Simultaneously, as these markets and their wind projects mature, Triton is increasingly being deployed to help optimize wind assets. Today the system is commonly used at operational wind parks to provide permanent met reference information, model wake effects, conduct power performance testing and validate anemometry equipment.
The recent introduction of the International Electrotechnical Commission (IEC) standard for the use of remote sensors in power performance testing is expected to drive a further increase in deployments at operational projects and will be the topic of an upcoming webinar hosted by Vaisala.

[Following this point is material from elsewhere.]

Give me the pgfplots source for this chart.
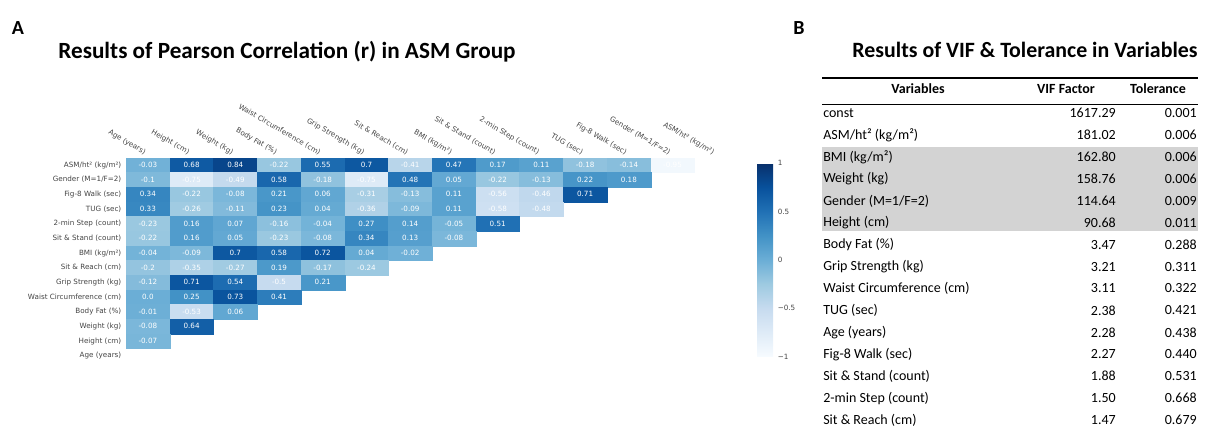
\documentclass[border=0pt]{standalone}
\usepackage{pgfplots}
\pgfplotsset{compat=1.18}
\usepackage{pgfplotstable}
\usepackage{fontspec}
\setmainfont{Carlito}
\newfontfamily\dv{DejaVu Sans}
\definecolor{tickgray}{HTML}{444444}
\definecolor{vifgray}{RGB}{211,211,211}
\pgfdeclareplotmark{cell}{\pgfpathrectangle{\pgfpoint{-16.4pt}{-5.51pt}}{\pgfpoint{32.8pt}{11.02pt}}\pgfusepathqfillstroke}

\pgfplotstableread{
c r v
0 13 -0.03
1 13 0.68
2 13 0.84
3 13 -0.22
4 13 0.55
5 13 0.7
6 13 -0.41
7 13 0.47
8 13 0.17
9 13 0.11
10 13 -0.18
11 13 -0.14
12 13 -0.95
0 12 -0.1
1 12 -0.75
2 12 -0.49
3 12 0.58
4 12 -0.18
5 12 -0.75
6 12 0.48
7 12 0.05
8 12 -0.22
9 12 -0.13
10 12 0.22
11 12 0.18
0 11 0.34
1 11 -0.22
2 11 -0.08
3 11 0.21
4 11 0.06
5 11 -0.31
6 11 -0.13
7 11 0.11
8 11 -0.56
9 11 -0.46
10 11 0.71
0 10 0.33
1 10 -0.26
2 10 -0.11
3 10 0.23
4 10 0.04
5 10 -0.36
6 10 -0.09
7 10 0.11
8 10 -0.58
9 10 -0.48
0 9 -0.23
1 9 0.16
2 9 0.07
3 9 -0.16
4 9 -0.04
5 9 0.27
6 9 0.14
7 9 -0.05
8 9 0.51
0 8 -0.22
1 8 0.16
2 8 0.05
3 8 -0.23
4 8 -0.08
5 8 0.34
6 8 0.13
7 8 -0.08
0 7 -0.04
1 7 -0.09
2 7 0.7
3 7 0.58
4 7 0.72
5 7 0.04
6 7 -0.02
0 6 -0.2
1 6 -0.35
2 6 -0.27
3 6 0.19
4 6 -0.17
5 6 -0.24
0 5 -0.12
1 5 0.71
2 5 0.54
3 5 -0.5
4 5 0.21
0 4 0.0
1 4 0.25
2 4 0.73
3 4 0.41
0 3 -0.01
1 3 -0.53
2 3 0.06
0 2 -0.08
1 2 0.64
0 1 -0.07
}\corr

\begin{document}
\begin{tikzpicture}
\path[use as bounding box] (0,0) rectangle (1212*0.75pt,-426*0.75pt);
\begin{axis}[
  at={(126*0.75pt,-157.7*0.75pt)}, anchor=north west,
  scale only axis, width=459.1pt, height=154.0pt,
  xmin=-0.5, xmax=13.5, ymin=-0.5, ymax=13.5,
  axis line style={draw=none}, major tick length=0pt,
  xtick={0,...,13}, ytick={0,...,13},
  xticklabels={Age (years), Height (cm), Weight (kg), Body Fat (\%), Waist Circumference (cm), Grip Strength (kg), Sit \& Reach (cm), BMI (kg/m²), Sit \& Stand (count), 2-min Step (count), TUG (sec), Fig-8 Walk (sec), Gender (M=1/F=2), ASM/ht² (kg/m²)},
  yticklabels={Age (years), Height (cm), Weight (kg), Body Fat (\%), Waist Circumference (cm), Grip Strength (kg), Sit \& Reach (cm), BMI (kg/m²), Sit \& Stand (count), 2-min Step (count), TUG (sec), Fig-8 Walk (sec), Gender (M=1/F=2), ASM/ht² (kg/m²)},
  xticklabel pos=right,
  ticklabel style={font=\dv\fontsize{5.4}{6}\selectfont, text=tickgray},
  xticklabel style={rotate=-30, anchor=east, yshift=2pt},
  yticklabel style={anchor=east},
  colormap={blues}{rgb255=(247,251,255) rgb255=(222,235,247) rgb255=(198,219,239) rgb255=(158,202,225) rgb255=(107,174,214) rgb255=(66,146,198) rgb255=(33,113,181) rgb255=(8,81,156) rgb255=(8,48,107)},
  point meta min=-1, point meta max=1,
  colorbar,
  colorbar style={
    at={(parent axis.north east)}, anchor=north west,
    xshift=5.7pt, yshift=-4.2pt,
    scale only axis, width=12pt, height=145pt,
    axis line style={draw=none}, major tick length=0pt,
    ytick={-1,-0.5,0,0.5,1}, yticklabels={−1,−0.5,0,0.5,1},
    yticklabel style={font=\dv\fontsize{5.4}{6}\selectfont, text=tickgray},
  },
]
\addplot[scatter, only marks, mark=cell, line width=0.1pt,
  scatter/use mapped color={draw=mapped color, fill=mapped color},
  point meta=\thisrow{v}] table[x=c,y=r] {\corr};
\addplot[only marks, mark=none, nodes near coords, point meta=explicit symbolic,
  every node near coord/.append style={anchor=center, font=\dv\fontsize{5.4}{6}\selectfont, text=white}]
  table[x=c,y=r,meta=v] {\corr};
\end{axis}

\begin{scope}[x=0.75pt,y=-0.75pt]
\node[font=\bfseries\fontsize{15}{17}\selectfont] at (18,28) {A};
\node[font=\bfseries\fontsize{17.4}{19}\selectfont] at (287,52) {Results of Pearson Correlation (r) in ASM Group};
\node[font=\bfseries\fontsize{15}{17}\selectfont] at (799,28) {B};
\node[font=\bfseries\fontsize{16.4}{18}\selectfont] at (1025,50) {Results of VIF \& Tolerance in Variables};
\fill[vifgray] (822,146.7) rectangle (1198,230.7);
\draw[line width=1.5pt] (822,77.7) -- (1198,77.7);
\draw[line width=0.5pt] (822,104) -- (1198,104);
\begin{scope}[font=\bfseries\fontsize{10.5}{12}\selectfont]
\node at (918,89) {Variables};
\node at (1066,89) {VIF Factor};
\node at (1158,89) {Tolerance};
\end{scope}
\begin{scope}[font=\fontsize{10.5}{12}\selectfont]
\foreach \i/\nm/\vif/\tol in {0/const/1617.29/0.001, 1/{ASM/ht² (kg/m²)}/181.02/0.006, 2/{BMI (kg/m²)}/162.80/0.006, 3/Weight (kg)/158.76/0.006, 4/{Gender (M=1/F=2)}/114.64/0.009, 5/Height (cm)/90.68/0.011, 6/Body Fat (\%)/3.47/0.288, 7/Grip Strength (kg)/3.21/0.311, 8/Waist Circumference (cm)/3.11/0.322, 9/TUG (sec)/2.38/0.421, 10/Age (years)/2.28/0.438, 11/Fig-8 Walk (sec)/2.27/0.440, 12/Sit \& Stand (count)/1.88/0.531, 13/2-min Step (count)/1.50/0.668, 14/Sit \& Reach (cm)/1.47/0.679} {
  \node[anchor=west, inner sep=0pt] at (823,113.3+21.9*\i) {\nm};
  \node[anchor=east, inner sep=0pt] at (1116,113.3+21.9*\i) {\vif};
  \node[anchor=east, inner sep=0pt] at (1197,113.3+21.9*\i) {\tol};
}
\end{scope}
\end{scope}
\end{tikzpicture}
\end{document}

Facilitating global wind prospecting
Since 2008, the remote territories and emerging wind markets of Australia, Asia, Africa and Latin America have seen well over 900 Triton deployments. As these nascent markets continue to develop, there is often a greater emphasis on identifying suitable sites for development, across terrain that is frequently complex.
Key emerging markets in which the Triton has seen significant numbers of deployments include Brazil, China and South Africa. Here, its reliability and ease of transportation has seen the remote sensing system play an important role in prospecting, helping developers and independent engineers to quickly identify the most promising sites for wind farm development – and, in the process, drive regional growth.
Remote monitoring, remote support
The robust nature of the Triton – which has conducted successful measurement campaigns while enduring temperatures of -40 degrees Celsius north of the Arctic Circle and hurricane-force winds on the US East Coast – is backed up by an equally robust support network. Vaisala's SkyServe online platform enables users to monitor data gathered by the Triton, but also allows Vaisala's own team of technicians to assess the performance of the global fleet and ensure as little downtime as possible.
"It's gratifying to see the range of markets in which Triton continues to be successfully deployed," added Storck. "As the data bears out, the Triton is built to last, robust enough to perform in a variety of harsh environments the world over, and versatile in contributing to the many stages of a wind farm's lifetime, spanning both development and operations phases."